:: Job ::
Write every line out verbatim and omit the pictures.

━━ Data section

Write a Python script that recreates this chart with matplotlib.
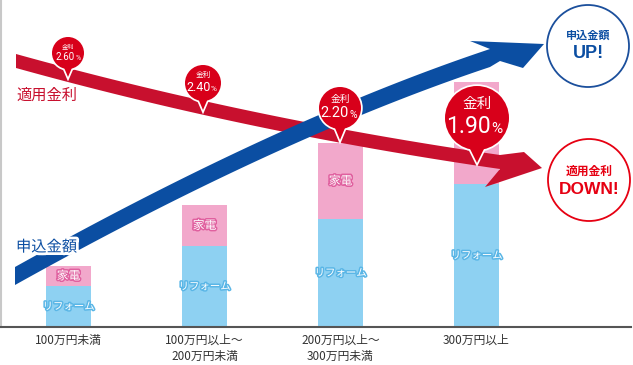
import numpy as np
import matplotlib.pyplot as plt
import matplotlib.patheffects as pe
from matplotlib.patches import Polygon, Circle

plt.rcParams['font.family'] = ['Noto Sans CJK JP', 'DejaVu Sans']

# データ
categories = ['100万円未満', '100万円以上～\n200万円未満', '200万円以上～\n300万円未満', '300万円以上']
reform = [41, 81, 108, 143]   # リフォーム
kaden = [20, 41, 76, 102]     # 家電
rates = ['2.60', '2.40', '2.20', '1.90']

RED = '#c8102e'
BLUE = '#0b4ea2'

fig = plt.figure(figsize=(6.33, 3.65), dpi=100)
ax = fig.add_axes([1/633, 38/365, 630/633, 327/365])
x = np.arange(len(categories))
ax.bar(x, reform, width=0.33, color='#8ed1f2', zorder=1)
ax.bar(x, kaden, bottom=reform, width=0.33, color='#f2a8cb', zorder=1)
ax.set_xlim(-67.5/136, (630-67.5)/136)
ax.set_ylim(0, 327)
ax.set_yticks([])
ax.set_xticks(x)
ax.set_xticklabels(categories, fontsize=8.5, color='#333333', linespacing=1.25)
ax.tick_params(axis='x', length=0, pad=5)
for s in ['top', 'right']:
    ax.spines[s].set_visible(False)
ax.spines['left'].set_color('#c8c8c8')
ax.spines['left'].set_linewidth(1.5)
ax.spines['bottom'].set_color('#555555')
ax.spines['bottom'].set_linewidth(1.5)

for i in range(len(categories)):
    ax.text(i, reform[i]/2, 'リフォーム', ha='center', va='center', fontsize=7.5, color='white',
            path_effects=[pe.withStroke(linewidth=2.2, foreground='#5ab6e6')], zorder=2)
    ax.text(i, reform[i] + kaden[i]/2, '家電', ha='center', va='center', fontsize=8.5, color='white',
            path_effects=[pe.withStroke(linewidth=2.2, foreground='#e0609f')], zorder=2)

# 矢印・吹き出し用のレイヤー (ピクセル座標)
ov = fig.add_axes([0, 0, 1, 1])
ov.set_xlim(0, 633)
ov.set_ylim(365, 0)
ov.axis('off')
ov.patch.set_alpha(0)


def band(p0, p1, p2, h, head, color, z):
    t = np.linspace(0, 1, 80)[:, None]
    pts = (1-t)**2*np.array(p0) + 2*(1-t)*t*np.array(p1) + t**2*np.array(p2)
    up = pts - [0, h/2]
    lo = pts + [0, h/2]
    poly = np.vstack([up, head, lo[::-1]])
    ov.add_patch(Polygon(poly, closed=True, color=color, lw=0, zorder=z))


# 適用金利 (赤)
band((16, 61), (250, 126), (500, 162), 14,
     [(524, 152), (542, 168), (485, 187)], RED, 3)
# 申込金額 (青)
band((15, 276), (280, 128), (490, 58), 18,
     [(470, 41), (544, 44), (523, 68), (500, 61)], BLUE, 4)

ov.text(16, 95, '適用金利', fontsize=11, color=RED, va='center', ha='left', zorder=5)
ov.text(16, 247, '申込金額', fontsize=11, color=BLUE, va='center', ha='left', zorder=5,
        path_effects=[pe.withStroke(linewidth=4, foreground='white')])


def bubble(cx, cy, r, tip, rate, fs1, fs2, fs3):
    w = r*0.3
    ptr = [(cx-w, cy+r*0.8), (cx, tip), (cx+w, cy+r*0.8)]
    ov.add_patch(Circle((cx, cy), r, facecolor='white', edgecolor='white', lw=2.5, zorder=6))
    ov.add_patch(Polygon(ptr, closed=True, facecolor='white', edgecolor='white', lw=2.5, zorder=6))
    ov.add_patch(Circle((cx, cy), r, color='#d8001a', lw=0, zorder=7))
    ov.add_patch(Polygon(ptr, closed=True, color='#d8001a', lw=0, zorder=7))
    ov.text(cx, cy - r*0.45, '金利', fontsize=fs1, color='white', ha='center', va='center', zorder=8)
    ov.text(cx + r*0.42, cy + r*0.26, rate, fontsize=fs2, color='white', ha='right', va='center',
            family='Roboto', zorder=8)
    ov.text(cx + r*0.45, cy + r*0.33, '%', fontsize=fs3, color='white', ha='left', va='center',
            family='Roboto', zorder=8)


bubble(68, 53, 16, 77, rates[0], 4.5, 7, 5)
bubble(203, 83, 18, 110, rates[1], 5.5, 9, 6)
bubble(340, 108, 21, 140, rates[2], 7, 10.5, 7.5)
bubble(477, 118, 32, 163, rates[3], 10.5, 16.5, 11)

# 右側の丸
ov.add_patch(Circle((588, 46), 41, facecolor='white', edgecolor='#1b4f9c', lw=1.3, zorder=5))
ov.text(588, 35, '申込金額', fontsize=8, weight='bold', color=BLUE, ha='center', va='center', zorder=6)
ov.text(588, 54, 'UP!', fontsize=13, weight='bold', color=BLUE, ha='center', va='center',
        family='Liberation Sans', zorder=6)
ov.add_patch(Circle((589, 180), 41, facecolor='white', edgecolor='#e60012', lw=1.3, zorder=5))
ov.text(589, 171, '適用金利', fontsize=8.5, weight='bold', color='#e60012', ha='center', va='center', zorder=6)
ov.text(589, 190, 'DOWN!', fontsize=12.5, weight='bold', color='#e60012', ha='center', va='center',
        family='Liberation Sans', zorder=6)

fig.savefig('out.png', dpi=100)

━━━━

:: Response below ::
Write a Python script that recreates this chart with matplotlib.
import numpy as np
import matplotlib.pyplot as plt
import matplotlib.patheffects as pe
from matplotlib.patches import Polygon, Circle

plt.rcParams['font.family'] = ['Noto Sans CJK JP', 'DejaVu Sans']

# データ
categories = ['100万円未満', '100万円以上～\n200万円未満', '200万円以上～\n300万円未満', '300万円以上']
reform = [41, 81, 108, 143]   # リフォーム
kaden = [20, 41, 76, 102]     # 家電
rates = ['2.60', '2.40', '2.20', '1.90']

RED = '#c8102e'
BLUE = '#0b4ea2'

fig = plt.figure(figsize=(6.33, 3.65), dpi=100)
ax = fig.add_axes([1/633, 38/365, 630/633, 327/365])
x = np.arange(len(categories))
ax.bar(x, reform, width=0.33, color='#8ed1f2', zorder=1)
ax.bar(x, kaden, bottom=reform, width=0.33, color='#f2a8cb', zorder=1)
ax.set_xlim(-67.5/136, (630-67.5)/136)
ax.set_ylim(0, 327)
ax.set_yticks([])
ax.set_xticks(x)
ax.set_xticklabels(categories, fontsize=8.5, color='#333333', linespacing=1.25)
ax.tick_params(axis='x', length=0, pad=5)
for s in ['top', 'right']:
    ax.spines[s].set_visible(False)
ax.spines['left'].set_color('#c8c8c8')
ax.spines['left'].set_linewidth(1.5)
ax.spines['bottom'].set_color('#555555')
ax.spines['bottom'].set_linewidth(1.5)

for i in range(len(categories)):
    ax.text(i, reform[i]/2, 'リフォーム', ha='center', va='center', fontsize=7.5, color='white',
            path_effects=[pe.withStroke(linewidth=2.2, foreground='#5ab6e6')], zorder=2)
    ax.text(i, reform[i] + kaden[i]/2, '家電', ha='center', va='center', fontsize=8.5, color='white',
            path_effects=[pe.withStroke(linewidth=2.2, foreground='#e0609f')], zorder=2)

# 矢印・吹き出し用のレイヤー (ピクセル座標)
ov = fig.add_axes([0, 0, 1, 1])
ov.set_xlim(0, 633)
ov.set_ylim(365, 0)
ov.axis('off')
ov.patch.set_alpha(0)


def band(p0, p1, p2, h, head, color, z):
    t = np.linspace(0, 1, 80)[:, None]
    pts = (1-t)**2*np.array(p0) + 2*(1-t)*t*np.array(p1) + t**2*np.array(p2)
    up = pts - [0, h/2]
    lo = pts + [0, h/2]
    poly = np.vstack([up, head, lo[::-1]])
    ov.add_patch(Polygon(poly, closed=True, color=color, lw=0, zorder=z))


# 適用金利 (赤)
band((16, 61), (250, 126), (500, 162), 14,
     [(524, 152), (542, 168), (485, 187)], RED, 3)
# 申込金額 (青)
band((15, 276), (280, 128), (490, 58), 18,
     [(470, 41), (544, 44), (523, 68), (500, 61)], BLUE, 4)

ov.text(16, 95, '適用金利', fontsize=11, color=RED, va='center', ha='left', zorder=5)
ov.text(16, 247, '申込金額', fontsize=11, color=BLUE, va='center', ha='left', zorder=5,
        path_effects=[pe.withStroke(linewidth=4, foreground='white')])


def bubble(cx, cy, r, tip, rate, fs1, fs2, fs3):
    w = r*0.3
    ptr = [(cx-w, cy+r*0.8), (cx, tip), (cx+w, cy+r*0.8)]
    ov.add_patch(Circle((cx, cy), r, facecolor='white', edgecolor='white', lw=2.5, zorder=6))
    ov.add_patch(Polygon(ptr, closed=True, facecolor='white', edgecolor='white', lw=2.5, zorder=6))
    ov.add_patch(Circle((cx, cy), r, color='#d8001a', lw=0, zorder=7))
    ov.add_patch(Polygon(ptr, closed=True, color='#d8001a', lw=0, zorder=7))
    ov.text(cx, cy - r*0.45, '金利', fontsize=fs1, color='white', ha='center', va='center', zorder=8)
    ov.text(cx + r*0.42, cy + r*0.26, rate, fontsize=fs2, color='white', ha='right', va='center',
            family='Roboto', zorder=8)
    ov.text(cx + r*0.45, cy + r*0.33, '%', fontsize=fs3, color='white', ha='left', va='center',
            family='Roboto', zorder=8)


bubble(68, 53, 16, 77, rates[0], 4.5, 7, 5)
bubble(203, 83, 18, 110, rates[1], 5.5, 9, 6)
bubble(340, 108, 21, 140, rates[2], 7, 10.5, 7.5)
bubble(477, 118, 32, 163, rates[3], 10.5, 16.5, 11)

# 右側の丸
ov.add_patch(Circle((588, 46), 41, facecolor='white', edgecolor='#1b4f9c', lw=1.3, zorder=5))
ov.text(588, 35, '申込金額', fontsize=8, weight='bold', color=BLUE, ha='center', va='center', zorder=6)
ov.text(588, 54, 'UP!', fontsize=13, weight='bold', color=BLUE, ha='center', va='center',
        family='Liberation Sans', zorder=6)
ov.add_patch(Circle((589, 180), 41, facecolor='white', edgecolor='#e60012', lw=1.3, zorder=5))
ov.text(589, 171, '適用金利', fontsize=8.5, weight='bold', color='#e60012', ha='center', va='center', zorder=6)
ov.text(589, 190, 'DOWN!', fontsize=12.5, weight='bold', color='#e60012', ha='center', va='center',
        family='Liberation Sans', zorder=6)

fig.savefig('out.png', dpi=100)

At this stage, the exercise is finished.